President Obama's $1.45 billion Pakistan aid plan contains $50 million for a PR and advertising campaign to counter extremist views in that country. It's well intentioned -- Al Qaeda and other fundamentalists have their own networks spreading lies about the U.S. -- but it's probably doomed to failure.

We know this because an almost identical plan was tried by President Bush, and if that plan had worked we wouldn't need this plan.

It's a fact of foreign relations that using PR to persuade foreigners that they're wrong about the U.S. simply never works, and often has the unintended opposite effect of reminding them why they hate us. The specific problem in Pakistan is that U.S. forces -- the CIA in particular -- frequently fly predator drones over Northern Pakistan and use them to kill suspected terrorists. Predictably, innocent people get killed too, and for some strange reason Pakistanis are upset by all this. Will $50 million in advertising make them feel better?

Here's a test. Take a look at this ad for RT News, a startup cable channel here in the U.S.:

Now, once you learn that RT News is funded by the Russian government, and its stated purpose is to persuade Americans to look at "different sides" of the story, are you more or less sympathetic to the idea that Obama is more of a threat than Iran's Ahmadinejad?
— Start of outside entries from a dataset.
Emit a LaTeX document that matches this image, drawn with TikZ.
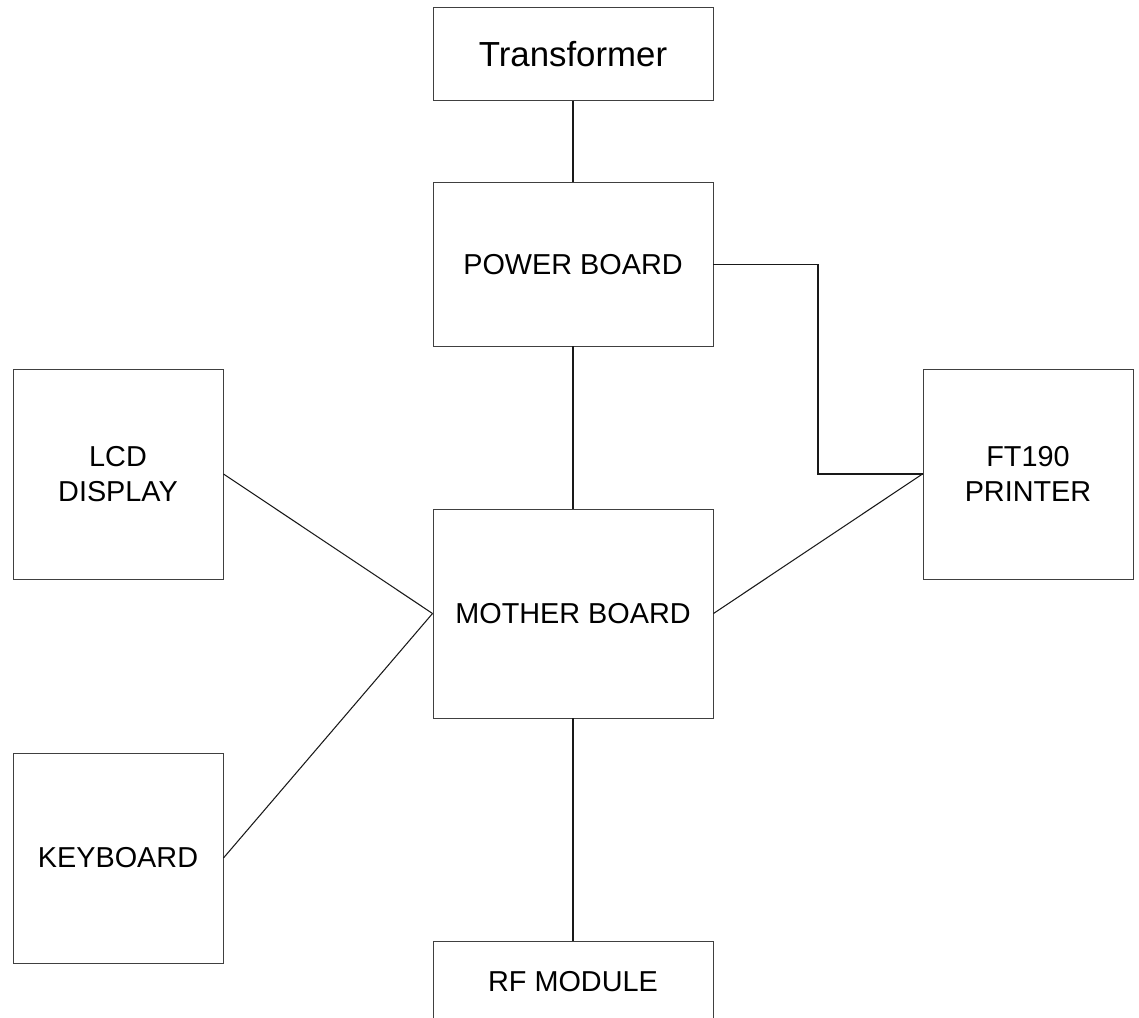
\documentclass[tikz,border=0pt]{standalone}
\usepackage{fontspec}
\setmainfont{Liberation Sans}
\begin{document}
\begin{tikzpicture}[
    unit/.style={draw=black!75, line width=0.55pt, inner sep=0pt, align=center,
        font=\fontsize{16.4}{19.5}\selectfont},
    wire/.style={draw=black!90, line width=0.6pt}
  ]
    % page frame, the RF box runs off the bottom edge
    \clip (0,0) rectangle (22.78,20.36);

    % blocks
    \node[unit, minimum width=5.6cm, minimum height=1.86cm,
        font=\fontsize{19.8}{23}\selectfont] (trans) at (11.46,19.27) {Transformer};
    \node[unit, minimum width=5.6cm, minimum height=3.26cm] (power) at (11.46,15.07) {POWER BOARD};
    \node[unit, minimum width=4.2cm, minimum height=4.2cm] (lcd) at (2.36,10.88) {LCD\\DISPLAY};
    \node[unit, minimum width=4.2cm, minimum height=4.2cm] (printer) at (20.56,10.88) {FT190\\PRINTER};
    \node[unit, minimum width=5.6cm, minimum height=4.18cm] (mother) at (11.46,8.09) {MOTHER BOARD};
    \node[unit, minimum width=4.2cm, minimum height=4.2cm] (kbd) at (2.36,3.2) {KEYBOARD};
    \node[unit, minimum width=5.6cm, minimum height=1.62cm] (rf) at (11.46,0.73) {RF MODULE};

    % connections
    \coordinate (bend) at (16.36,15.07);
    \draw[wire] (trans.south) -- (power.north);
    \draw[wire] (power.east) -- (bend) |- (printer.west);
    \draw[wire] (power.south) -- (mother.north);
    \draw[wire] (lcd.east) -- (mother.west);
    \draw[wire] (kbd.east) -- (mother.west);
    \draw[wire] (printer.west) -- (mother.east);
    \draw[wire, line width=1.1pt] (mother.south) -- (rf.north);
\end{tikzpicture}
\end{document}
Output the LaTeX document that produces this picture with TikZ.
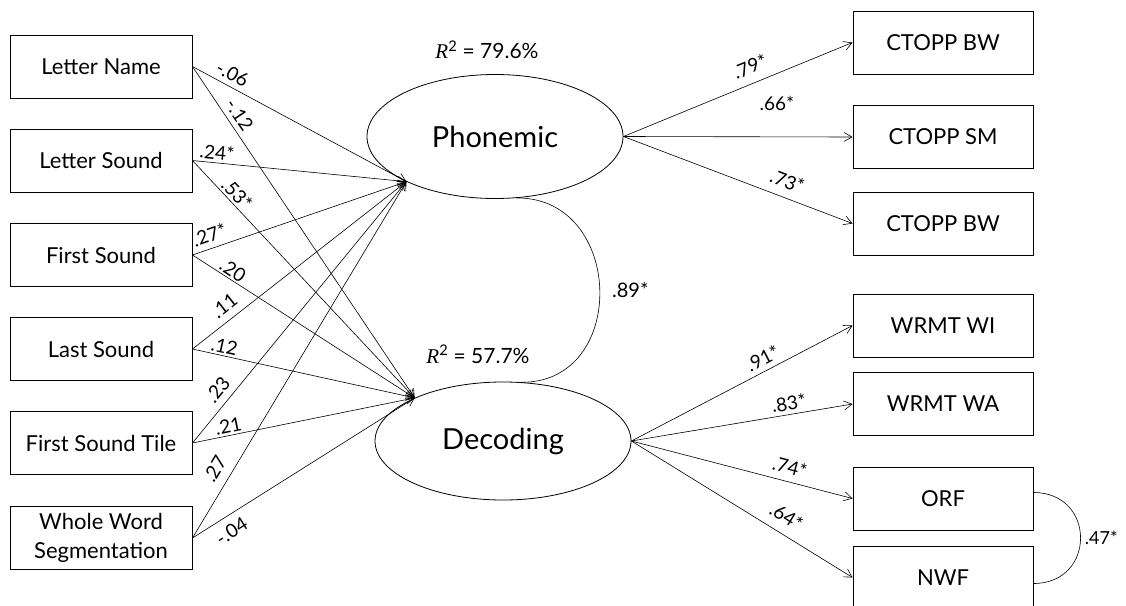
\documentclass[tikz,border=0pt]{standalone}
\usepackage{fontspec}
\setmainfont{Lato}
\newfontfamily\serifit{Liberation Serif}
\usetikzlibrary{shapes.geometric,arrows.meta}
\begin{document}
\begin{tikzpicture}[x=1pt,y=-1pt,
  box/.style={draw,line width=0.9pt,minimum width=182pt,minimum height=63pt,inner sep=0pt,
    font=\fontsize{22}{29}\selectfont,align=center},
  rbox/.style={box,minimum width=180pt},
  lat/.style={draw,ellipse,line width=0.8pt,minimum width=256pt,minimum height=124pt,inner sep=0pt,
    font=\fontsize{29}{31}\selectfont},
  arr/.style={line width=0.6pt,-{Straight Barb[length=8pt,width=9pt]}},
  coef/.style={font=\fontsize{19}{20}\selectfont,inner sep=0pt,sloped},
  corr/.style={line width=0.6pt},
  rsq/.style={font=\fontsize{21}{22}\selectfont,inner sep=0pt}
]
\useasboundingbox[fill=white] (0,0) rectangle (1126,605);

% left observed
\node[box] (ln)  at (101,66.5) {Letter Name};
\node[box] (ls)  at (101,160.5) {Letter Sound};
\node[box] (fs)  at (101,255) {First Sound};
\node[box] (las) at (101,349) {Last Sound};
\node[box] (fst) at (101,443) {First Sound Tile};
\node[box] (ww)  at (101,538) {Whole Word\\Segmentation};

% latent
\node[lat] (ph) at (495,136.5) {Phonemic};
\node[lat,minimum height=118pt] (dec) at (503,441) {Decoding};
\coordinate (pt) at (ph.207);
\coordinate (dt) at (dec.154.5);

% right indicators
\node[rbox] (c1)  at (943,42.5) {CTOPP BW};
\node[rbox] (c2)  at (943,137) {CTOPP SM};
\node[rbox] (c3)  at (943,223.5) {CTOPP BW};
\node[rbox] (w1)  at (943,325.5) {WRMT WI};
\node[rbox] (w2)  at (943,404) {WRMT WA};
\node[rbox] (orf) at (943,498.5) {ORF};
\node[rbox] (nwf) at (943,577.5) {NWF};

% R-squared
\node[rsq] (r1) at (487,50) {{\serifit\itshape R}\textsuperscript{2} = 79.6\%};
\node[rsq] (r2) at (478,354) {{\serifit\itshape R}\textsuperscript{2} = 57.7\%};

% paths to Phonemic / Decoding
\draw[arr] (ln.east)  -- node[coef,pos=0.16,above=5pt]{-.06} (pt);
\draw[arr] (ln.east)  -- node[coef,pos=0.166,above=5pt]{-.12} (dt);
\draw[arr] (ls.east)  -- node[coef,pos=0.11,above=3pt]{.24*} (pt);
\draw[arr] (ls.east)  -- node[coef,pos=0.17,above=2pt]{.53*} (dt);
\draw[arr] (fs.east)  -- node[coef,pos=0.10,above=6pt]{.27*} (pt);
\draw[arr] (fs.east)  -- node[coef,pos=0.16,above=2pt]{.20} (dt);
\draw[arr] (las.east) -- node[coef,pos=0.19,above=7pt]{.11} (pt);
\draw[arr] (las.east) -- node[coef,pos=0.135,above=2pt]{.12} (dt);
\draw[arr] (fst.east) -- node[coef,pos=0.17,above=7pt]{.23} (pt);
\draw[arr] (fst.east) -- node[coef,pos=0.17,above=2pt]{.21} (dt);
\draw[arr] (ww.east)  -- node[coef,pos=0.17,above=9pt]{.27} (pt);
\draw[arr] (ww.east)  -- node[coef,pos=0.14,below=8pt]{-.04} (dt);

% loadings
\draw[arr] (ph.east) -- node[coef,pos=0.58,above=9pt]{.79*} (c1.west);
\draw[arr] (ph.east) -- node[coef,pos=0.67,above=26pt]{.66*} (c2.west);
\draw[arr] (ph.east) -- node[coef,pos=0.69,above=9pt]{.73*} (c3.west);
\draw[arr] (dec.east) -- node[coef,pos=0.62,above=5pt]{.91*} (w1.west);
\draw[arr] (dec.east) -- node[coef,pos=0.72,above=4pt]{.83*} (w2.west);
\draw[arr] (dec.east) -- node[coef,pos=0.70,above=7pt]{.74*} (orf.west);
\draw[arr] (dec.east) -- node[coef,pos=0.66,above=10pt]{.64*} (nwf.west);

% correlations
\draw[corr] (ph.-70) to[out=0,in=0,looseness=1.48]
  node[right=12pt,font=\fontsize{20}{21}\selectfont,inner sep=0pt]{.89*} (dec.72);
\draw[corr] ([yshift=6pt]orf.east) to[out=0,in=0,looseness=1.77]
  node[right=4pt,font=\fontsize{18}{19}\selectfont,inner sep=0pt]{.47*} ([yshift=-6pt]nwf.east);
\end{tikzpicture}
\end{document}
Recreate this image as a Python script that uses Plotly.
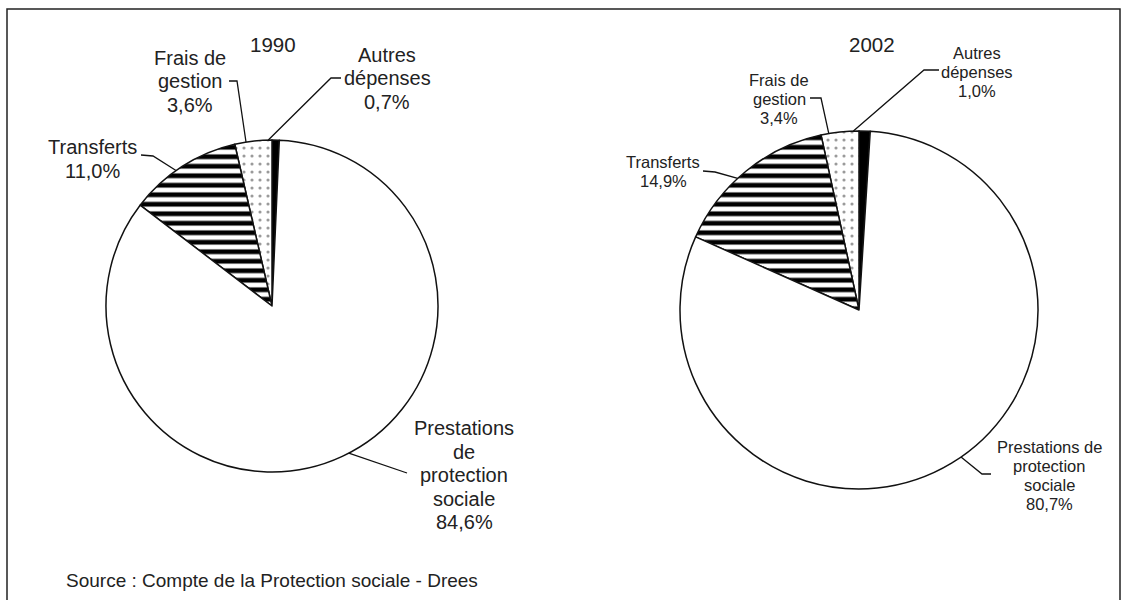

The U.S. tried this before under Bush. Charlotte Beers, the former head of ad agencies Ogilvy & Mather and JWT, tried and failed to do the same thing after Sept. 11, 2001. She was replaced by Margaret Tutwiler, James Baker's press secretary during the presidency of Bush senior, who lasted six months before giving up.

If you want a detailed history of U.S. failures in using ads to get Muslims to like us, download this GAO report from 2006. On page 11 it describes how many Muslim TV stations refused to carry the ads because they were from America, and even when Muslims did get to see them they were widely dismissed as propaganda.

The oddest part of the campaign was the Pentagon's brief adoption, and then abandonment, of Saatchi & Saatchi CEO Kevin Roberts' suggestion that the War on Terror be rebranded "the global struggle against violent extremism," in 2005.

So there it is: History shows us two things: First, that America's image abroad is largely a function of its foreign policies and cannot be shaped by advertising; and second, that both Republican and Democrat administrations remain addicted to the idea that the opposite is true.